A stress approach model for elastodynamic problems of functionally graded plates

Abstract

This paper aims to develop the first stress approach model for elastodynamic problems of functionally graded plates. The new model is called SAM-FG7, and like many other plate models, it is an alternative to solid finite elements to avoid high computational cost calculations for thickness ratios ranging from moderately thick to thin. SAM-FG7 stress approximation is intended to improve the stress results of models based on a displacement approach; the approximation is also an enhancement of that of the static shell model SAM-FG applied to plates since it considers two additional generalized forces.

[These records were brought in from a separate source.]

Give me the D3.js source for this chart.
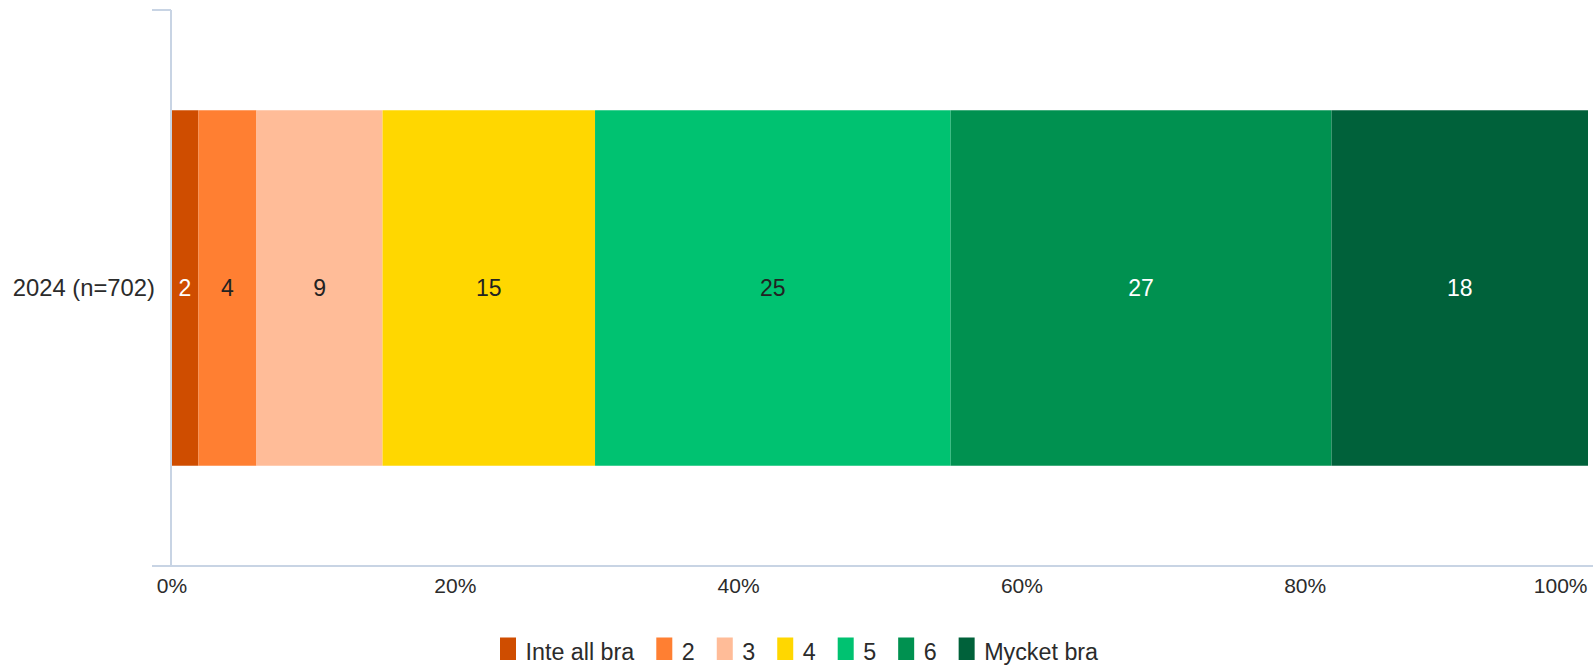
<!DOCTYPE html>
<html>
<head>
<meta charset="utf-8">
<script src="https://cdn.jsdelivr.net/npm/d3@7"></script>
<style>
  html, body { margin: 0; padding: 0; background: #fff; }
  svg { display: block; font-family: "Liberation Sans", Arial, sans-serif; }
</style>
</head>
<body>
<svg id="chart" width="1593" height="665"></svg>
<script>
// ---- Data ----
const categories = ["2024 (n=702)"];
const seriesNames = ["Inte all bra", "2", "3", "4", "5", "6", "Mycket bra"];
const seriesValues = [1.9, 4.1, 8.9, 15.0, 25.1, 26.9, 18.1];
const dataLabels = ["2", "4", "9", "15", "25", "27", "18"];
const tickValues = [0, 20, 40, 60, 80, 100];
const tickLabels = ["0%", "20%", "40%", "60%", "80%", "100%"];
const seriesColors = ["#CF4D00", "#FF7F32", "#FFBC98", "#FFD700", "#00C271", "#009150", "#00613A"];
const labelColors = ["#ffffff", "#222222", "#222222", "#222222", "#222222", "#ffffff", "#ffffff"];

// ---- Layout ----
const svg = d3.select("#chart");
const plot = { left: 171.5, right: 1588, top: 10, bottom: 566 };
const axisColor = "#C8D4E4";

const x = d3.scaleLinear().domain([0, 100]).range([plot.left, plot.right]);
const y = d3.scaleBand().domain(categories).range([plot.top, plot.bottom]).padding(0.22);

// stacked data
const stacked = [];
let acc = 0;
seriesValues.forEach((v, i) => {
  stacked.push({ name: seriesNames[i], x0: acc, x1: acc + v, label: dataLabels[i], color: seriesColors[i], lc: labelColors[i] });
  acc += v;
});

// bars
const cat = categories[0];
svg.append("g").selectAll("rect").data(stacked).join("rect")
  .attr("x", d => x(d.x0))
  .attr("width", d => x(d.x1) - x(d.x0))
  .attr("y", y(cat))
  .attr("height", y.bandwidth())
  .attr("fill", d => d.color);

// data labels
svg.append("g").selectAll("text").data(stacked).join("text")
  .attr("x", d => (x(d.x0) + x(d.x1)) / 2)
  .attr("y", y(cat) + y.bandwidth() / 2)
  .attr("dy", "0.35em")
  .attr("text-anchor", "middle")
  .attr("font-size", 23)
  .attr("fill", d => d.lc)
  .text(d => d.label);

// y axis line + boundary ticks
svg.append("line")
  .attr("x1", plot.left - 0.5).attr("x2", plot.left - 0.5)
  .attr("y1", plot.top).attr("y2", plot.bottom)
  .attr("stroke", axisColor).attr("stroke-width", 2);
svg.append("line")
  .attr("x1", 152).attr("x2", plot.left - 0.5)
  .attr("y1", plot.top).attr("y2", plot.top)
  .attr("stroke", axisColor).attr("stroke-width", 2);

// x baseline
svg.append("line")
  .attr("x1", 152).attr("x2", 1593)
  .attr("y1", plot.bottom).attr("y2", plot.bottom)
  .attr("stroke", axisColor).attr("stroke-width", 2);

// category label
svg.append("g").selectAll("text").data(categories).join("text")
  .attr("x", 155)
  .attr("y", d => y(d) + y.bandwidth() / 2)
  .attr("dy", "0.35em")
  .attr("text-anchor", "end")
  .attr("font-size", 23.8)
  .attr("fill", "#2b2b2b")
  .text(d => d);

// x axis tick labels
const xAxis = d3.axisBottom(x).tickValues(tickValues).tickSize(0).tickFormat((d, i) => tickLabels[i]);
const gx = svg.append("g").attr("transform", `translate(0,${plot.bottom})`).call(xAxis);
gx.select(".domain").remove();
gx.selectAll("text")
  .attr("font-family", "Liberation Sans, Arial, sans-serif")
  .attr("font-size", 21)
  .attr("fill", "#2b2b2b")
  .attr("y", 12)
  .attr("dy", "0.71em")
  .each(function(d) {
    if (d === 100) d3.select(this).attr("text-anchor", "end").attr("x", 1587 - x(100));
  });

// legend
const legend = svg.append("g");
let lx = 500;
seriesNames.forEach((name, i) => {
  const g = legend.append("g");
  g.append("rect").attr("x", lx).attr("y", 637.5).attr("width", 16).attr("height", 22.5).attr("fill", seriesColors[i]);
  const t = g.append("text").attr("x", lx + 25.5).attr("y", 659.5)
    .attr("font-size", 23.3).attr("fill", "#2b2b2b").text(name);
  const w = t.node().getComputedTextLength();
  lx += 25.5 + w + 22;
});
</script>
</body>
</html>
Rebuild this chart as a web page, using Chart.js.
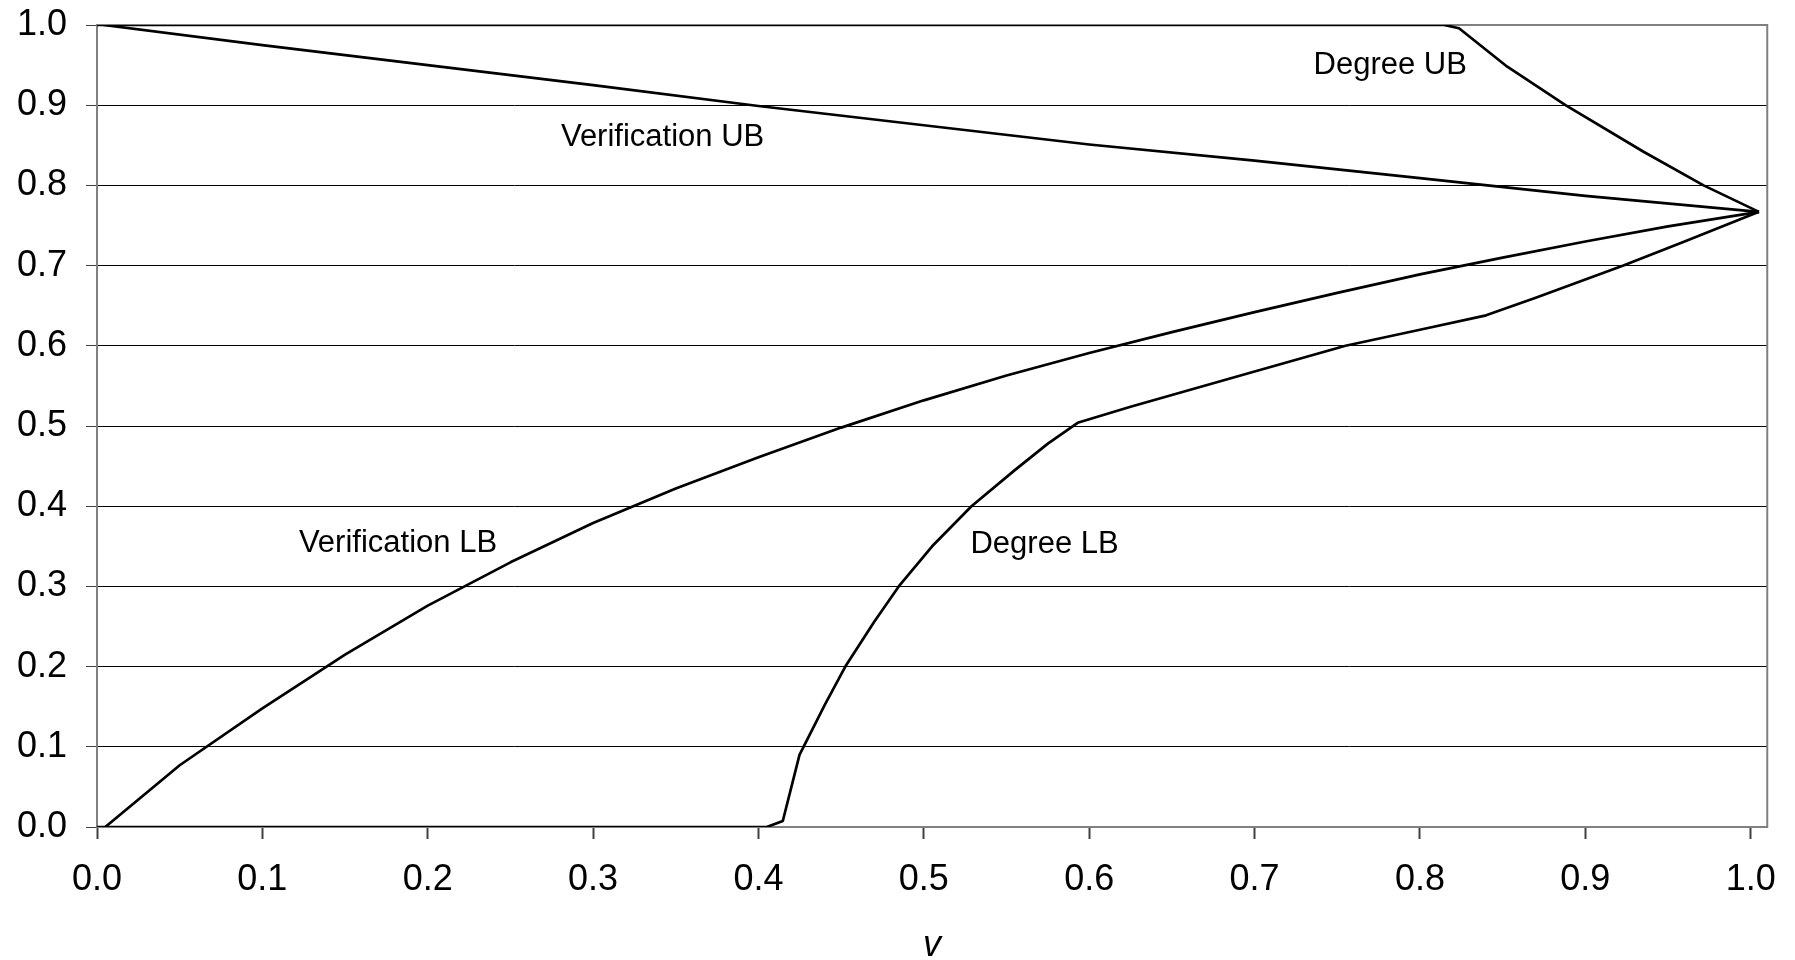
<!DOCTYPE html>
<html>
<head>
<meta charset="utf-8">
<script src="https://cdn.jsdelivr.net/npm/chart.js@4/dist/chart.umd.min.js"></script>
<style>
  html, body { margin: 0; padding: 0; background: #fff; }
  #wrap { width: 1795px; height: 960px; }
</style>
</head>
<body>
<div id="wrap"><canvas id="boundsChart"></canvas></div>
<script>
/* values */
const tickLabels = ['0.0', '0.1', '0.2', '0.3', '0.4', '0.5', '0.6', '0.7', '0.8', '0.9', '1.0'];

const vubX = [0.004, 0.1, 0.2, 0.3, 0.4, 0.5, 0.6, 0.7, 0.8, 0.9, 1.005];
const vubY = [1.0, 0.975, 0.950, 0.925, 0.899, 0.875, 0.851, 0.831, 0.809, 0.787, 0.767];

const vlbX = [0.005, 0.05, 0.1, 0.15, 0.2, 0.25, 0.3, 0.35, 0.4, 0.45, 0.5, 0.55, 0.6, 0.65, 0.7, 0.75, 0.8, 0.85, 0.9, 0.95, 1.005];
const vlbY = [0, 0.077, 0.148, 0.215, 0.276, 0.330, 0.379, 0.422, 0.461, 0.498, 0.532, 0.563, 0.591, 0.617, 0.642, 0.666, 0.689, 0.710, 0.730, 0.749, 0.767];

const dubX = [0, 0.8146, 0.8236, 0.8528, 0.888, 0.9352, 0.9715, 1.005];
const dubY = [1.0, 1.0, 0.996, 0.948, 0.900, 0.842, 0.800, 0.767];

const dlbX = [0, 0.405, 0.4147, 0.4248, 0.44, 0.4525, 0.47, 0.4848, 0.505, 0.5288, 0.555, 0.575, 0.593, 0.625, 0.7, 0.755, 0.8, 0.84, 0.87, 0.923, 0.96, 1.005];
const dlbY = [0, 0, 0.0075, 0.09, 0.152, 0.2, 0.256, 0.3, 0.35, 0.4, 0.445, 0.478, 0.504, 0.524, 0.568, 0.6, 0.62, 0.638, 0.66, 0.7, 0.73, 0.767];

const curveNames = ['Verification UB', 'Verification LB', 'Degree UB', 'Degree LB'];

const labelText = ['Degree UB', 'Verification UB', 'Verification LB', 'Degree LB'];
const labelX = [0.782, 0.342, 0.182, 0.573];
const labelY = [0.95, 0.86, 0.354, 0.352];

function toPoints(xs, ys) {
    var pts = [];
    for (var i = 0; i < xs.length; i++) {
        pts.push({ x: xs[i], y: ys[i] });
    }
    return pts;
}

const seriesX = [vubX, vlbX, dubX, dlbX];
const seriesY = [vubY, vlbY, dubY, dlbY];

var datasets = [];
for (var i = 0; i < curveNames.length; i++) {
    datasets.push({
        label: curveNames[i],
        data: toPoints(seriesX[i], seriesY[i]),
        showLine: true,
        borderColor: '#000',
        backgroundColor: '#000',
        borderWidth: 2.7,
        borderJoinStyle: 'round',
        pointRadius: 0,
        tension: 0,
        fill: false
    });
}

/* gray frame round the plot area */
const plotFrame = {
    id: 'plotFrame',
    beforeDatasetsDraw(chart) {
        const a = chart.chartArea;
        const ctx = chart.ctx;
        ctx.save();
        ctx.strokeStyle = '#808080';
        ctx.lineWidth = 2;
        ctx.strokeRect(a.left, a.top, a.right - a.left, a.bottom - a.top);
        ctx.restore();
    }
};

/* curve names written inside the plot */
const curveLabels = {
    id: 'curveLabels',
    afterDatasetsDraw(chart) {
        const ctx = chart.ctx;
        const xs = chart.scales.x, ys = chart.scales.y;
        ctx.save();
        ctx.font = '31px "Liberation Sans", Arial, sans-serif';
        ctx.fillStyle = '#000';
        ctx.textAlign = 'center';
        ctx.textBaseline = 'middle';
        for (var i = 0; i < labelText.length; i++) {
            ctx.fillText(labelText[i], xs.getPixelForValue(labelX[i]), ys.getPixelForValue(labelY[i]));
        }
        ctx.restore();
    }
};

Chart.defaults.font.family = '"Liberation Sans", Arial, sans-serif';
Chart.defaults.color = '#000';

const config = {
    type: 'scatter',
    data: { datasets: datasets },
    options: {
        responsive: true,
        maintainAspectRatio: false,
        animation: false,
        layout: { padding: { top: 25, right: 27, left: 0, bottom: 0 } },
        plugins: {
            legend: { display: false },
            tooltip: { enabled: false }
        },
        scales: {
            x: {
                type: 'linear',
                min: 0,
                max: 1.01,
                afterBuildTicks: function(scale) {
                    // ticks only at the labelled values, the axis runs a little past 1.0
                    scale.ticks = tickLabels.map(function(s) { return { value: parseFloat(s) }; });
                },
                afterFit: function(scale) { scale.height = 133; },
                grid: {
                    drawOnChartArea: false,
                    tickLength: 12,
                    tickColor: '#404040',
                    tickWidth: 2
                },
                border: { display: false },
                ticks: {
                    padding: 19,
                    maxRotation: 0,
                    autoSkip: false,
                    color: '#000',
                    font: { size: 36 },
                    callback: function(v, i) { return tickLabels[i]; }
                },
                title: {
                    display: true,
                    text: 'v',
                    color: '#000',
                    font: { size: 36, style: 'italic' },
                    padding: { top: 0, bottom: -8 }
                }
            },
            y: {
                type: 'linear',
                min: 0,
                max: 1,
                afterFit: function(scale) {
                    scale.width = 97;
                    scale.paddingTop = 0;
                    scale.paddingBottom = 0;
                },
                grid: {
                    color: '#000',
                    lineWidth: 1,
                    tickLength: 11,
                    tickColor: '#404040'
                },
                border: { display: false },
                ticks: {
                    stepSize: 0.1,
                    padding: 19,
                    color: '#000',
                    font: { size: 36 },
                    callback: function(v, i) { return tickLabels[i]; }
                }
            }
        }
    },
    plugins: [plotFrame, curveLabels]
};

var ctx = document.getElementById('boundsChart').getContext('2d');
window.boundsChart = new Chart(ctx, config);
</script>
</body>
</html>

In statics, the SAM-FG7 stress field verifies the 3D equilibrium conditions, and the generalized equations are obtained by using the minimum complementary energy principle. For dynamic problems, a consistent derivation of the generalized motion equations is obtained by applying the method proposed by Bouteiller et al. (2022). SAM-FG7 features seven generalized displacements, i.e., two more fields than SAM-FG. Its equations were implemented and solved in COMSOL Multiphysics 6.2 finite element software. To validate the model, eigenfrequencies and modal stresses for a family of square functionally graded plates are calculated and compared with those given by solid finite elements and other models found in the literature. In order to demonstrate the accuracy of the model in more complicated problems, perforated functionally graded plates with transversely isotropic materials are considered; free vibration and frequency response analyses are made. SAM-FG7 predictions accurately approximate solid finite element results.